'''

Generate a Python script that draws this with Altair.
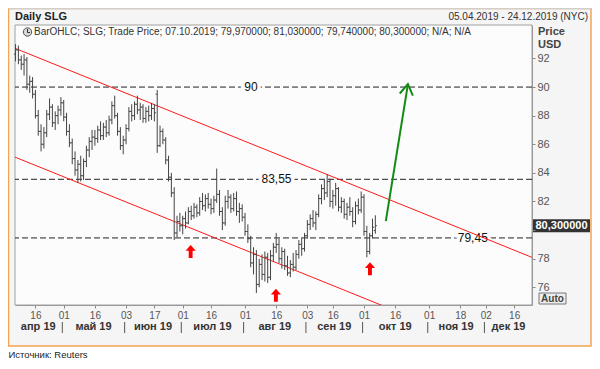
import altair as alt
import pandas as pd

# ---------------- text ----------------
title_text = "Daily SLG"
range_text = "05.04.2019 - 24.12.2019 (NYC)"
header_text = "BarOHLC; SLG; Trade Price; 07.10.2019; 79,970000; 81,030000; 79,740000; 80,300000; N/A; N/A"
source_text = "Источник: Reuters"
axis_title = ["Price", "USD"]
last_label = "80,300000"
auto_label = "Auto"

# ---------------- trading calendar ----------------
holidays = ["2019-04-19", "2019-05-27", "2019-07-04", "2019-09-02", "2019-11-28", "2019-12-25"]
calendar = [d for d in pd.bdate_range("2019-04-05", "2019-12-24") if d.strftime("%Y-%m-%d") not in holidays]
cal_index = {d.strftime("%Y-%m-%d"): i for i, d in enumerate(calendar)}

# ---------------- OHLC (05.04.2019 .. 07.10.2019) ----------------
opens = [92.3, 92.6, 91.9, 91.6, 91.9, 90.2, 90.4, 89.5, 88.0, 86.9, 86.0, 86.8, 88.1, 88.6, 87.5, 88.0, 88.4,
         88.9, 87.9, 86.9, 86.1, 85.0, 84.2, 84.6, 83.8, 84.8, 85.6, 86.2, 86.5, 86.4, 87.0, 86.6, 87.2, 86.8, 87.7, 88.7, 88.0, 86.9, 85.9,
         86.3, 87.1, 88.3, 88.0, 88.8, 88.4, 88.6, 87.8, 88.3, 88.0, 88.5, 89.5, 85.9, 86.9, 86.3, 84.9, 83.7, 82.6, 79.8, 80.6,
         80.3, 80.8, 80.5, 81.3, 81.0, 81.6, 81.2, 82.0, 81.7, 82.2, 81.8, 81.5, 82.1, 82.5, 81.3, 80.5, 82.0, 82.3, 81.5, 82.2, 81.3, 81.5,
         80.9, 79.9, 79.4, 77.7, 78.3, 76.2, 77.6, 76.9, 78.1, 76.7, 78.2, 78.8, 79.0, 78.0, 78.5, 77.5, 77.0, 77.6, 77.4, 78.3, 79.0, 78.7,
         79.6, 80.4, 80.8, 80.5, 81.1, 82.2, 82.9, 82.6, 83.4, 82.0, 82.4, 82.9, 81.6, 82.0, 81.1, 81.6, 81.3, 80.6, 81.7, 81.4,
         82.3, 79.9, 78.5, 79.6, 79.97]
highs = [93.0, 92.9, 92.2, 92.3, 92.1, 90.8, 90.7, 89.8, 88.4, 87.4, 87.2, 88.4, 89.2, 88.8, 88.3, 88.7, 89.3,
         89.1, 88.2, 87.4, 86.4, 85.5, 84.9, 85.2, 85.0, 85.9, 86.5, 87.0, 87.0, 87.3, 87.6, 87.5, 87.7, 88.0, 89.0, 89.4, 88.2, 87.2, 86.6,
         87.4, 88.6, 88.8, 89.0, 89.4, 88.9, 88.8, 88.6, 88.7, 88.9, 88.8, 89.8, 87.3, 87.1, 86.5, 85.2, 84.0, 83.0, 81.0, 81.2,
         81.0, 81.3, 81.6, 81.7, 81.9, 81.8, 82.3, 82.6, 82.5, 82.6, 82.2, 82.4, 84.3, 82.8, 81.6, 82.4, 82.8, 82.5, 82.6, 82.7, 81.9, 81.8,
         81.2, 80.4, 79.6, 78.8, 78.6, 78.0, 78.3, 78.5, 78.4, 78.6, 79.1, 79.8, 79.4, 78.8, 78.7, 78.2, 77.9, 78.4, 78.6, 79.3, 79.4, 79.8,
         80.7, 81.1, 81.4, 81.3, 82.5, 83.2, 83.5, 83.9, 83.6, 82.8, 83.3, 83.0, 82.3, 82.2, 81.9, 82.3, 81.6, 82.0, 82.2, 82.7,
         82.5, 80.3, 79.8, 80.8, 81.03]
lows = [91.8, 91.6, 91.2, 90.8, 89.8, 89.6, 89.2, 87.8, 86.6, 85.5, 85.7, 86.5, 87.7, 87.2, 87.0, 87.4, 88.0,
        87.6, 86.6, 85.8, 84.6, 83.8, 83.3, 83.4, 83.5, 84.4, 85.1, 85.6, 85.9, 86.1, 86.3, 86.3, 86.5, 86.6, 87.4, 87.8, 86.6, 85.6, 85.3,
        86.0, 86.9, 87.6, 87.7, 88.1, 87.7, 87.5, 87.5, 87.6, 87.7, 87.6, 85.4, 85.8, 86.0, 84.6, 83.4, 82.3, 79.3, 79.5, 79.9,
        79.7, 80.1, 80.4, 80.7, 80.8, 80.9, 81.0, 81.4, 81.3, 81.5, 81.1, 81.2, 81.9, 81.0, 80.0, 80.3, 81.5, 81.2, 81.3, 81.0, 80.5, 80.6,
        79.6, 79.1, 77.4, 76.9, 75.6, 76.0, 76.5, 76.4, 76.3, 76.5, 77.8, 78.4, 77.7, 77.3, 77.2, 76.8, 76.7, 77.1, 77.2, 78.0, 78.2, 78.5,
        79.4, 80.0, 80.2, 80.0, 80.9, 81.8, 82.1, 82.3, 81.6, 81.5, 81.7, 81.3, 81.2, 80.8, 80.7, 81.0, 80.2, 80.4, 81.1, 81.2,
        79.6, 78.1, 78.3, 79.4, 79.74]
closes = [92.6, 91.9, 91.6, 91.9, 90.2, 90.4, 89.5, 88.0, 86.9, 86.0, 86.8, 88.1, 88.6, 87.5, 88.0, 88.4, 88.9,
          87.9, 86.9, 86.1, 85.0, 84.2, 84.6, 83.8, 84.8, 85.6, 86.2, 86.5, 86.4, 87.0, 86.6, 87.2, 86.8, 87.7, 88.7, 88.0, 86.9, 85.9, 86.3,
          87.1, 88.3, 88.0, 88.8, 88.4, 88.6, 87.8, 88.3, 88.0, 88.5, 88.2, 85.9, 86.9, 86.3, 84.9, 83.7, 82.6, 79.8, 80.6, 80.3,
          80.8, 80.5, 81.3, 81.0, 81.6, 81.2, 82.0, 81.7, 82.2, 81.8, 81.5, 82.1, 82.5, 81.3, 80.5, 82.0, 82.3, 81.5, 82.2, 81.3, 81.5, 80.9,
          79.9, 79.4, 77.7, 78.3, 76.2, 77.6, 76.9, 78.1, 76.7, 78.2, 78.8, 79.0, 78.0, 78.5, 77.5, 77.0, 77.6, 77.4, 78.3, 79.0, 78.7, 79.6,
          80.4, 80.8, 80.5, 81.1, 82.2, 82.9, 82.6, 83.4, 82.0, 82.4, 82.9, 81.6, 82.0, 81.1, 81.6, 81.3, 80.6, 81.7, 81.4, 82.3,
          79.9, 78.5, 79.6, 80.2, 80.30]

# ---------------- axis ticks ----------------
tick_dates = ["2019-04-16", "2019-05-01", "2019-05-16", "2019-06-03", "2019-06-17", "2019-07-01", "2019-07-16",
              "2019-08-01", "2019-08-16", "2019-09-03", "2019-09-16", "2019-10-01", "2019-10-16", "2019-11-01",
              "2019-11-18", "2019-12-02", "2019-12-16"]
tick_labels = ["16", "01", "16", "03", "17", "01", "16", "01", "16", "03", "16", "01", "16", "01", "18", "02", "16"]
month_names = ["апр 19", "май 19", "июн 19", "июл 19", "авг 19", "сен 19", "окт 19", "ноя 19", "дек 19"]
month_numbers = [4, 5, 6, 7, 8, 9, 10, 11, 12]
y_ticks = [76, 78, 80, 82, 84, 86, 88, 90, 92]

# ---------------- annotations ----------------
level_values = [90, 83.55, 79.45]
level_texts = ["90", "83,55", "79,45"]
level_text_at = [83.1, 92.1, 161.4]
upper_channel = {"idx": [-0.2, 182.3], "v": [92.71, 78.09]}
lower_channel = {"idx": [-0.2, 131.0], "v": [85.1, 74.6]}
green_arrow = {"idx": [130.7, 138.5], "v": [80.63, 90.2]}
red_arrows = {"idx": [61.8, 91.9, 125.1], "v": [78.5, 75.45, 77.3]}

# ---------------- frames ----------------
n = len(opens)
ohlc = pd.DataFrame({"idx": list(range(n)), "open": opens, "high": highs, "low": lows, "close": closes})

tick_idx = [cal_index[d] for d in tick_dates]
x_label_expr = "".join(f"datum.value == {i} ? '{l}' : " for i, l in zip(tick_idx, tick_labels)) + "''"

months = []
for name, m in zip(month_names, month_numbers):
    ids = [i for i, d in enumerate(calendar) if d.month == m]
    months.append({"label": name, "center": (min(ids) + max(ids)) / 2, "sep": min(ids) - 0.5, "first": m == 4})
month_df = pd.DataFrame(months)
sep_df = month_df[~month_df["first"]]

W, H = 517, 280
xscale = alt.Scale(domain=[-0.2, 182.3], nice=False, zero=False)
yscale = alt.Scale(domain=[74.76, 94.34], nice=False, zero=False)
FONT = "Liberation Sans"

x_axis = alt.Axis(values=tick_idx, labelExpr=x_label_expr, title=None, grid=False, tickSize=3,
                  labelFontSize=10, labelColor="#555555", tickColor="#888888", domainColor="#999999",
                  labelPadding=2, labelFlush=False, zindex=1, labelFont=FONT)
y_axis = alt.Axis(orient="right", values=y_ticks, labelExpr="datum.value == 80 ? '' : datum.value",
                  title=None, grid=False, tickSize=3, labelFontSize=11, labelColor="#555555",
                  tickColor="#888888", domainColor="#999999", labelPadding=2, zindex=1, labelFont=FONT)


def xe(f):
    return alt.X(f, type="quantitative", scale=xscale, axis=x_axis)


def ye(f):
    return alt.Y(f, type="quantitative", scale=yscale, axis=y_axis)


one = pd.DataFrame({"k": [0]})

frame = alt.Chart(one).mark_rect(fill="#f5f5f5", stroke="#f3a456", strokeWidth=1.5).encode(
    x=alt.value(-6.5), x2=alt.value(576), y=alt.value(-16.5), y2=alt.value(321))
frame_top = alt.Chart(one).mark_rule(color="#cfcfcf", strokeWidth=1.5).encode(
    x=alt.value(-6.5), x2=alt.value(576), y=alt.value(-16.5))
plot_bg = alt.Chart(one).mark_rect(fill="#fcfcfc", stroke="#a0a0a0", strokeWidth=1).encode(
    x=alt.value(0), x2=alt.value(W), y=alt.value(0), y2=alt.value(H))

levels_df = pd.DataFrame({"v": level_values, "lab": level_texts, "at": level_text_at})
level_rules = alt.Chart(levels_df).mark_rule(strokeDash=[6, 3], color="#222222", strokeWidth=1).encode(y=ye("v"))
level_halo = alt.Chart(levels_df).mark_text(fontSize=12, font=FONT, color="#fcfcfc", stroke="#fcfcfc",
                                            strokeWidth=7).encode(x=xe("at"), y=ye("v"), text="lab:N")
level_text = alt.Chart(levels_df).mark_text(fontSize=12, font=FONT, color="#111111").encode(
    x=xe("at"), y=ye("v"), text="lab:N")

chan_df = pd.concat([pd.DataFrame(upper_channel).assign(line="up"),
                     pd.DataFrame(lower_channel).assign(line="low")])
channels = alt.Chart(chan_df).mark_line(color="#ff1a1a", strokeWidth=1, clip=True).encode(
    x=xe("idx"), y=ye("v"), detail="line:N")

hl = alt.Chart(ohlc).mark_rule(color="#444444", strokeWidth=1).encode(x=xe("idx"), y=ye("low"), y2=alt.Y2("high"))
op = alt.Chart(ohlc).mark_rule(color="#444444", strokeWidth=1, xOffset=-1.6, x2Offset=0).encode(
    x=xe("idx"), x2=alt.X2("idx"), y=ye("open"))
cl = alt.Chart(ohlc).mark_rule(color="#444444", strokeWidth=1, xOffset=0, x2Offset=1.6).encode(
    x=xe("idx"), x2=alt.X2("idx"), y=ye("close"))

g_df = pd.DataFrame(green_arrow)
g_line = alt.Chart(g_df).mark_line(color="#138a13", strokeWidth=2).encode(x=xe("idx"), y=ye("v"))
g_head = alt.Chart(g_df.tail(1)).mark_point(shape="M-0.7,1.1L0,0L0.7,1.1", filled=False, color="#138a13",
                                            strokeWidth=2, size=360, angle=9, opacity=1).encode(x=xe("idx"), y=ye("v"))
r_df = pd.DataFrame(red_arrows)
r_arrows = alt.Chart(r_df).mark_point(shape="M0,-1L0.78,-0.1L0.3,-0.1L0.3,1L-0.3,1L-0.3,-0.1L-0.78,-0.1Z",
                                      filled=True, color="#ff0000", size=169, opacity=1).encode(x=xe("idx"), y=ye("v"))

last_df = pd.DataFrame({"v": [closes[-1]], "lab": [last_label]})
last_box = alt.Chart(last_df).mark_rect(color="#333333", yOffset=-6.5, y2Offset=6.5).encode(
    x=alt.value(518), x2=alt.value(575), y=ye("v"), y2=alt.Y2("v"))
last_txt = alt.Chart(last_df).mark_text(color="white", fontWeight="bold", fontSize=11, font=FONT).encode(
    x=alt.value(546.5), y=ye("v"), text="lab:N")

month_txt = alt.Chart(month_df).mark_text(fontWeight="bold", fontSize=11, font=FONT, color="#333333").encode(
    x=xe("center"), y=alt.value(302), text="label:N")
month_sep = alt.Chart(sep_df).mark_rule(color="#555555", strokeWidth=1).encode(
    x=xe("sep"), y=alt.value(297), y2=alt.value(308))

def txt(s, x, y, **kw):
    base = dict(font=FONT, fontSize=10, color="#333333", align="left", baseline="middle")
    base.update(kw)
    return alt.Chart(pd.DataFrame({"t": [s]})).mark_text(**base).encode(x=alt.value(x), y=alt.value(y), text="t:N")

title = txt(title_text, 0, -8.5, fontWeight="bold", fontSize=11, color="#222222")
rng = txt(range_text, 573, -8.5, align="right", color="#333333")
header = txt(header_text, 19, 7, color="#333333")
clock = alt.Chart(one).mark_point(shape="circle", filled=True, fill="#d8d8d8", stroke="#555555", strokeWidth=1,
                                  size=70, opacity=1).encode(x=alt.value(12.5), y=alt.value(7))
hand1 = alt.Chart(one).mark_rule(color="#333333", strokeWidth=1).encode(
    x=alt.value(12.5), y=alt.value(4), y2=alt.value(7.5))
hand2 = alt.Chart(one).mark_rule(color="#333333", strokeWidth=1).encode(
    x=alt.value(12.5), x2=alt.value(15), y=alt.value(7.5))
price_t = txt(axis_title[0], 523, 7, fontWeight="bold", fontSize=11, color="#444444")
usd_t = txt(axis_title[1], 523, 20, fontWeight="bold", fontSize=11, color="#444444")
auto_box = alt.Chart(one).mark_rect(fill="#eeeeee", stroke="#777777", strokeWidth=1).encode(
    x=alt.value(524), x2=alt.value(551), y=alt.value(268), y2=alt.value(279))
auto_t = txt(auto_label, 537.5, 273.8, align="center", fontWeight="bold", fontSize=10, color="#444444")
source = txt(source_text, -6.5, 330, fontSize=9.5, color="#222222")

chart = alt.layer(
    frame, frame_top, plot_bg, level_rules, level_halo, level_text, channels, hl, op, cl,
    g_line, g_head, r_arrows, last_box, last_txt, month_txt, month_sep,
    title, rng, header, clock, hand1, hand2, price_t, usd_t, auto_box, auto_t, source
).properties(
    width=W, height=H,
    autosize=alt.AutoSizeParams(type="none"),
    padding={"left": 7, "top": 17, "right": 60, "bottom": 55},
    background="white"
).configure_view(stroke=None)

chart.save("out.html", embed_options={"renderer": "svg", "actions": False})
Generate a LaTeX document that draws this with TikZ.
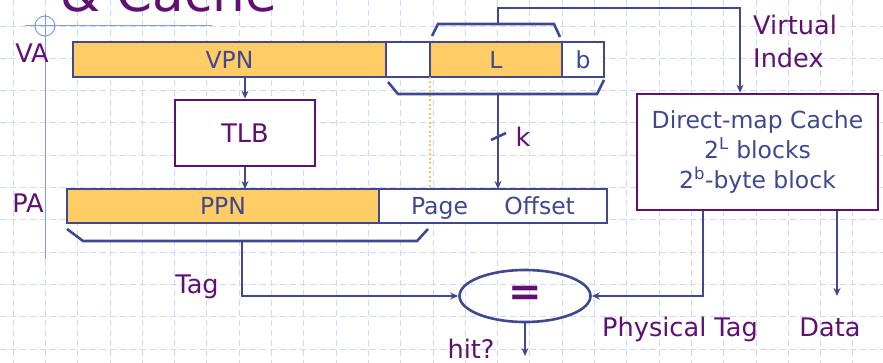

'''

== What is needed ==
Tally up how many lines in the preceding listing contain the word "with". Give nothing but the number.

== Answer to this task ==
2